Tuesday, February 21, 2012

A Personal Account of Past Insanity

For me, my own past has always had a weird relationship with my present-day self. Whether it be confusion over dreams of nostalgia or the recurring nightmares of my own past sheer insanity, it's sometimes hard to grasp the history of my own brain.

I guess, if one were to sum up my childhood they could say it was a collection of the most blissfully tragic memories of terrorizing school days and complete loneliness mixed with an over abundance of joy and passion. I would jump from one end to the other, sometimes within minutes.

Eventually I began to socialize with others more normally at around the time of 7th grade. That's when I sort of began my friendship building (and destroying) and learning how to really hang out with other people.

Without getting into too much detail about the more terrorizing stages of my mental state through childhood, I want to instead address the lows of my past and how they may still be relevant to today... or tomorrow for that matter. I don't want to live in these extremes. The euphoria doesn't compensate for the anxiety and I rather live on the middle ground to where I currently feel most comfortable at, because indulging in moderation is truly the way to go.

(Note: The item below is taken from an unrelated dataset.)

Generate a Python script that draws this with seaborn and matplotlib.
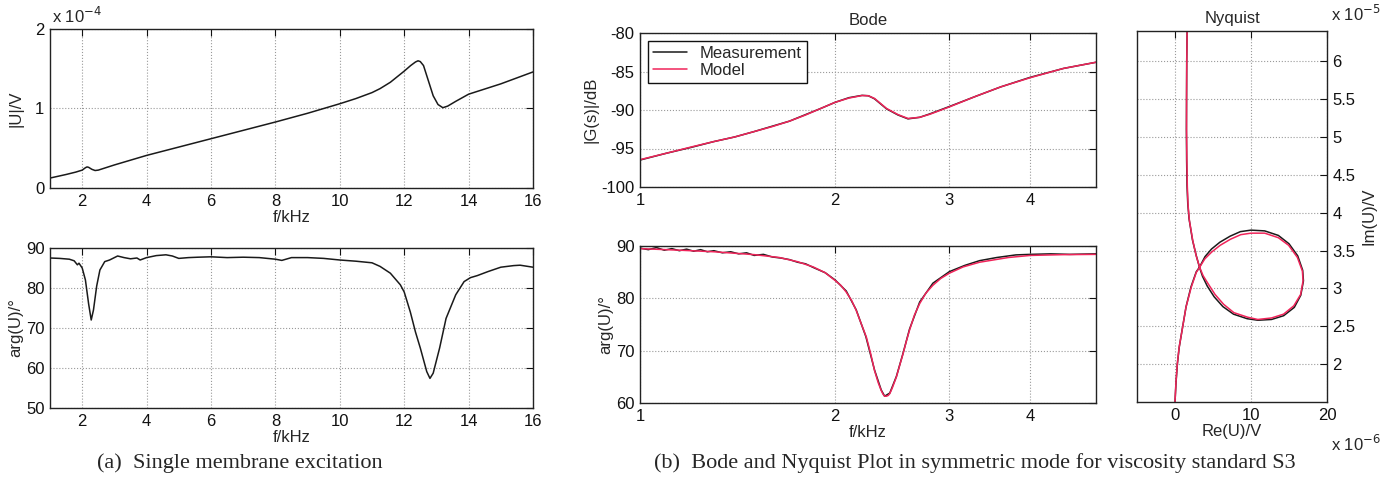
import numpy as np
import pandas as pd
import matplotlib
matplotlib.use("Agg")
import matplotlib.pyplot as plt
import seaborn as sns

# ---- data ----

# (a) single membrane excitation
a_freq = [1.0, 1.5, 1.8, 2.0, 2.1, 2.15, 2.2, 2.3, 2.4, 2.5, 3.0, 4.0, 5.0, 6.0, 7.0, 8.0, 9.0,
          10.0, 10.5, 11.0, 11.25, 11.57, 12.0, 12.2, 12.35, 12.43, 12.5, 12.6, 12.75, 12.9,
          13.05, 13.2, 13.35, 13.6, 14.0, 14.5, 15.0, 15.5, 16.0]
a_mag = [0.125, 0.17, 0.20, 0.225, 0.255, 0.265, 0.26, 0.235, 0.22, 0.225, 0.29, 0.41, 0.515,
         0.62, 0.725, 0.83, 0.94, 1.06, 1.125, 1.2, 1.25, 1.33, 1.47, 1.54, 1.585, 1.6, 1.59,
         1.54, 1.35, 1.16, 1.05, 1.01, 1.03, 1.09, 1.18, 1.245, 1.31, 1.385, 1.46]  # x 1e-4 V

a_pfreq = [1.0, 1.3, 1.6, 1.75, 1.85, 1.9, 2.0, 2.1, 2.2, 2.28, 2.35, 2.45, 2.55, 2.7, 2.85,
           3.0, 3.1, 3.3, 3.5, 3.7, 3.8, 4.0, 4.3, 4.6, 4.8, 5.0, 5.3, 5.6, 6.0, 6.5, 7.0, 7.5,
           8.0, 8.2, 8.5, 9.0, 9.5, 10.0, 10.5, 11.0, 11.25, 11.57, 11.88, 12.0, 12.19, 12.35,
           12.5, 12.7, 12.8, 12.9, 13.1, 13.3, 13.6, 13.86, 14.06, 14.27, 14.6, 15.0, 15.4,
           15.6, 16.0]
a_phase = [87.5, 87.4, 87.2, 86.8, 85.8, 86.2, 85.0, 82.0, 76.0, 72.0, 74.5, 80.5, 84.5, 86.6,
           87.0, 87.6, 88.0, 87.6, 87.3, 87.5, 87.0, 87.6, 88.1, 88.3, 88.0, 87.4, 87.6, 87.7,
           87.8, 87.6, 87.7, 87.6, 87.2, 86.9, 87.6, 87.6, 87.4, 87.0, 86.7, 86.3, 85.4, 83.7,
           80.8, 79.0, 74.0, 69.0, 65.0, 59.1, 57.4, 58.7, 65.0, 72.4, 78.3, 81.6, 82.6, 83.1,
           84.1, 85.2, 85.6, 85.7, 85.2]

# (b) Bode, magnitude
bode_freq = [1.0, 1.1, 1.2, 1.3, 1.4, 1.5, 1.6, 1.7, 1.8, 1.9, 2.0, 2.1, 2.2, 2.25, 2.3, 2.4,
             2.5, 2.59, 2.7, 2.8, 3.0, 3.3, 3.6, 4.0, 4.5, 5.05]
bode_mag_model = [-96.45, -95.6, -94.8, -94.1, -93.5, -92.8, -92.15, -91.45, -90.65, -89.8,
                  -89.0, -88.45, -88.12, -88.15, -88.5, -89.8, -90.6, -91.1, -90.95, -90.55,
                  -89.6, -88.2, -87.0, -85.8, -84.6, -83.8]
bode_mag_meas = [-96.5, -95.6, -94.85, -94.1, -93.5, -92.8, -92.1, -91.45, -90.6, -89.8,
                 -89.0, -88.4, -88.1, -88.15, -88.55, -89.85, -90.65, -91.15, -90.95, -90.5,
                 -89.55, -88.2, -87.0, -85.75, -84.6, -83.8]

# (b) Bode, phase
model_pfreq = [1.0, 1.15, 1.3, 1.5, 1.64, 1.75, 1.85, 1.93, 2.0, 2.04, 2.08, 2.12, 2.155,
               2.19, 2.234, 2.27, 2.30, 2.33, 2.355, 2.37, 2.384, 2.40, 2.415, 2.428, 2.45,
               2.486, 2.515, 2.545, 2.575, 2.604, 2.65, 2.70, 2.76, 2.83, 2.91, 3.0, 3.15,
               3.34, 3.7, 4.0, 4.5, 5.05]
model_phase = [89.5, 89.2, 88.9, 88.35, 87.8, 87.0, 86.0, 84.9, 83.4, 82.5, 81.2, 79.6, 77.7,
               75.4, 72.6, 69.3, 66.2, 63.9, 62.4, 61.7, 61.3, 61.3, 61.45, 61.8, 62.9, 65.0,
               67.2, 69.4, 71.8, 73.9, 76.8, 79.0, 81.0, 82.5, 83.8, 84.8, 86.0, 86.9, 87.8,
               88.2, 88.35, 88.4]
meas_pfreq = [1.0, 1.03, 1.06, 1.09, 1.12, 1.15, 1.18, 1.21, 1.24, 1.27, 1.30, 1.34, 1.38,
              1.42, 1.46, 1.50, 1.55, 1.60, 1.65, 1.70, 1.75, 1.80, 1.85, 1.93, 2.0, 2.08,
              2.155, 2.23, 2.30, 2.355, 2.384, 2.428, 2.486, 2.545, 2.604, 2.70, 2.83, 3.0,
              3.17, 3.34, 3.55, 3.8, 4.0, 4.3, 4.6, 5.05]
meas_phase = [89.6, 89.3, 89.7, 89.2, 89.5, 89.1, 89.4, 89.0, 89.3, 88.9, 89.1, 88.7, 88.9,
              88.5, 88.7, 88.2, 88.4, 87.9, 87.7, 87.4, 86.9, 86.6, 85.9, 84.9, 83.5, 81.4,
              77.8, 72.7, 66.3, 62.5, 61.3, 61.9, 65.1, 69.5, 74.1, 79.3, 82.9, 85.1, 86.3,
              87.2, 87.8, 88.3, 88.4, 88.5, 88.4, 88.5]

# (b) Nyquist, Re in 1e-6 V, Im in 1e-5 V
nyq_re_model = [0.00, 0.12, 0.30, 0.54, 0.99, 1.44, 2.12, 2.79, 3.24, 3.92, 4.82, 5.95, 7.30,
                8.65, 10.0, 11.8, 13.6, 14.95, 16.1, 16.76, 16.85, 16.53, 15.63, 14.28, 12.70,
                10.90, 9.55, 7.75, 6.40, 5.27, 4.37, 3.69, 3.24, 2.79, 2.34, 1.89, 1.72, 1.62,
                1.56, 1.52, 1.52, 1.55, 1.60]
nyq_im_model = [1.50, 1.75, 2.00, 2.22, 2.48, 2.75, 3.01, 3.21, 3.28, 3.39, 3.48, 3.57, 3.65,
                3.71, 3.73, 3.73, 3.67, 3.57, 3.41, 3.23, 3.10, 2.92, 2.77, 2.66, 2.61, 2.59,
                2.62, 2.68, 2.79, 2.92, 3.06, 3.17, 3.28, 3.43, 3.63, 3.90, 4.10, 4.35, 4.70,
                5.10, 5.50, 6.00, 6.45]
nyq_re_meas = [0.00, 0.13, 0.31, 0.55, 1.00, 1.46, 2.10, 2.80, 3.22, 3.95, 4.80, 5.90, 7.25,
               8.60, 10.0, 11.8, 13.6, 15.0, 16.15, 16.8, 16.9, 16.55, 15.7, 14.3, 12.7, 10.9,
               9.5, 7.7, 6.3, 5.15, 4.25, 3.62, 3.22, 2.78, 2.30, 1.85, 1.68, 1.58, 1.53, 1.50,
               1.52, 1.54, 1.60]
nyq_im_meas = [1.50, 1.75, 2.00, 2.22, 2.49, 2.76, 3.02, 3.22, 3.28, 3.42, 3.52, 3.61, 3.69,
               3.75, 3.77, 3.76, 3.70, 3.59, 3.43, 3.24, 3.10, 2.91, 2.75, 2.64, 2.59, 2.58,
               2.60, 2.66, 2.76, 2.89, 3.03, 3.16, 3.28, 3.44, 3.64, 3.92, 4.12, 4.36, 4.70,
               5.10, 5.50, 6.00, 6.45]

# ---- styling ----
sns.set_theme(style="white")
plt.rcParams["font.family"] = ["Liberation Sans", "DejaVu Sans"]
plt.rcParams["font.size"] = 12
plt.rcParams["axes.unicode_minus"] = False

MEAS = "#1a1a1a"
MODEL = "#f0245a"
W, H = 1395, 495


def pos(l, r, t, b):
    return [l / W, (H - b) / H, (r - l) / W, (b - t) / H]


def matlab_style(ax):
    for s in ax.spines.values():
        s.set_color("#222222")
        s.set_linewidth(1.0)
    ax.tick_params(direction="in", length=5, width=0.8, top=True, right=True,
                   labelsize=12, colors="#111111", pad=4)
    ax.grid(True, linestyle=":", color="#9a9a9a", linewidth=0.8)


fig = plt.figure(figsize=(W / 100, H / 100), dpi=100)

# (a) top
ax1 = fig.add_axes(pos(50, 533, 29, 188))
sns.lineplot(x=a_freq, y=a_mag, ax=ax1, color=MEAS, linewidth=1.1, sort=False, estimator=None)
ax1.set_xlim(1, 16)
ax1.set_ylim(0, 2)
ax1.set_xticks([2, 4, 6, 8, 10, 12, 14, 16])
ax1.set_yticks([0, 1, 2])
ax1.set_xlabel("f/kHz", fontsize=12, labelpad=1)
ax1.set_ylabel("|U|/V", fontsize=12, labelpad=8)
matlab_style(ax1)
ax1.text(0.005, 1.02, r"x 10$^{-4}$", transform=ax1.transAxes, fontsize=12, ha="left", va="bottom")

# (a) bottom
ax2 = fig.add_axes(pos(50, 533, 248, 408))
sns.lineplot(x=a_pfreq, y=a_phase, ax=ax2, color=MEAS, linewidth=1.1, sort=False, estimator=None)
ax2.set_xlim(1, 16)
ax2.set_ylim(50, 90)
ax2.set_xticks([2, 4, 6, 8, 10, 12, 14, 16])
ax2.set_yticks([50, 60, 70, 80, 90])
ax2.set_xlabel("f/kHz", fontsize=12, labelpad=1)
ax2.set_ylabel("arg(U)/°", fontsize=12, labelpad=2)
matlab_style(ax2)

# Bode magnitude
ax3 = fig.add_axes(pos(640, 1096, 33, 187))
sns.lineplot(x=bode_freq, y=bode_mag_meas, ax=ax3, color=MEAS, linewidth=1.1,
             sort=False, estimator=None, label="Measurement")
sns.lineplot(x=bode_freq, y=bode_mag_model, ax=ax3, color=MODEL, linewidth=1.1,
             sort=False, estimator=None, label="Model")
ax3.set_xscale("log")
ax3.set_xlim(1, 5.05)
ax3.set_ylim(-100, -80)
ax3.set_xticks([1, 2, 3, 4])
ax3.set_xticklabels(["1", "2", "3", "4"])
ax3.minorticks_off()
ax3.set_yticks([-100, -95, -90, -85, -80])
ax3.set_ylabel("|G(s)|/dB", fontsize=12, labelpad=2)
ax3.set_title("Bode", fontsize=12, pad=6)
matlab_style(ax3)
leg = ax3.legend(loc="upper left", fontsize=12, frameon=True, fancybox=False,
                 edgecolor="#111111", framealpha=1, handlelength=2.0,
                 borderaxespad=0.5, borderpad=0.3, labelspacing=0.1, handletextpad=0.8)
leg.get_frame().set_linewidth(1.0)

# Bode phase
ax4 = fig.add_axes(pos(640, 1096, 246, 403))
sns.lineplot(x=meas_pfreq, y=meas_phase, ax=ax4, color=MEAS, linewidth=1.1,
             sort=False, estimator=None)
sns.lineplot(x=model_pfreq, y=model_phase, ax=ax4, color=MODEL, linewidth=1.1,
             sort=False, estimator=None)
ax4.set_xscale("log")
ax4.set_xlim(1, 5.05)
ax4.set_ylim(60, 90)
ax4.set_xticks([1, 2, 3, 4])
ax4.set_xticklabels(["1", "2", "3", "4"])
ax4.minorticks_off()
ax4.set_yticks([60, 70, 80, 90])
ax4.set_xlabel("f/kHz", fontsize=12, labelpad=1)
ax4.set_ylabel("arg(U)/°", fontsize=12, labelpad=2)
matlab_style(ax4)

# Nyquist
ax5 = fig.add_axes(pos(1137, 1327, 31, 402))
sns.lineplot(x=nyq_re_meas, y=nyq_im_meas, ax=ax5, color=MEAS, linewidth=1.1,
             sort=False, estimator=None)
sns.lineplot(x=nyq_re_model, y=nyq_im_model, ax=ax5, color=MODEL, linewidth=1.1,
             sort=False, estimator=None)
ax5.set_xlim(-5, 20)
ax5.set_ylim(1.5, 6.4)
ax5.set_xticks([0, 10, 20])
ax5.set_yticks([2, 2.5, 3, 3.5, 4, 4.5, 5, 5.5, 6])
ax5.set_yticklabels(["2", "2.5", "3", "3.5", "4", "4.5", "5", "5.5", "6"])
matlab_style(ax5)
ax5.tick_params(labelleft=False, labelright=True)
ax5.yaxis.set_label_position("right")
ax5.set_ylabel("Im(U)/V", fontsize=12, labelpad=4)
ax5.set_xlabel("Re(U)/V", fontsize=12, labelpad=1)
ax5.set_title("Nyquist", fontsize=12, pad=6)
ax5.text(1.02, 1.02, r"x 10$^{-5}$", transform=ax5.transAxes, fontsize=12, ha="left", va="bottom")
ax5.text(1.02, -0.085, r"x 10$^{-6}$", transform=ax5.transAxes, fontsize=12, ha="left", va="top")

# captions
serif = ["Liberation Serif", "DejaVu Serif"]
fig.text(240 / W, 1 - 463 / H, "(a)  Single membrane excitation", ha="center", va="center",
         fontsize=16, family=serif)
fig.text(975 / W, 1 - 463 / H,
         "(b)  Bode and Nyquist Plot in symmetric mode for viscosity standard S3",
         ha="center", va="center", fontsize=16, family=serif)

fig.savefig("out.png", dpi=100, facecolor="white")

This leads me to my next worrisome thought. How will I leave this world? Will I fall back into my early mayhem stages? Where will it all take me? Thinking back makes me realize how important people are to me. And honestly... sometimes I don't feel that way. Sometimes I think I have my head on backwards and I'm just emotionally cut off from the world. If this were ever the case though, I don't know if I'd be ready to handle it if it was even possible. I don't think I'm willing to experiment with this.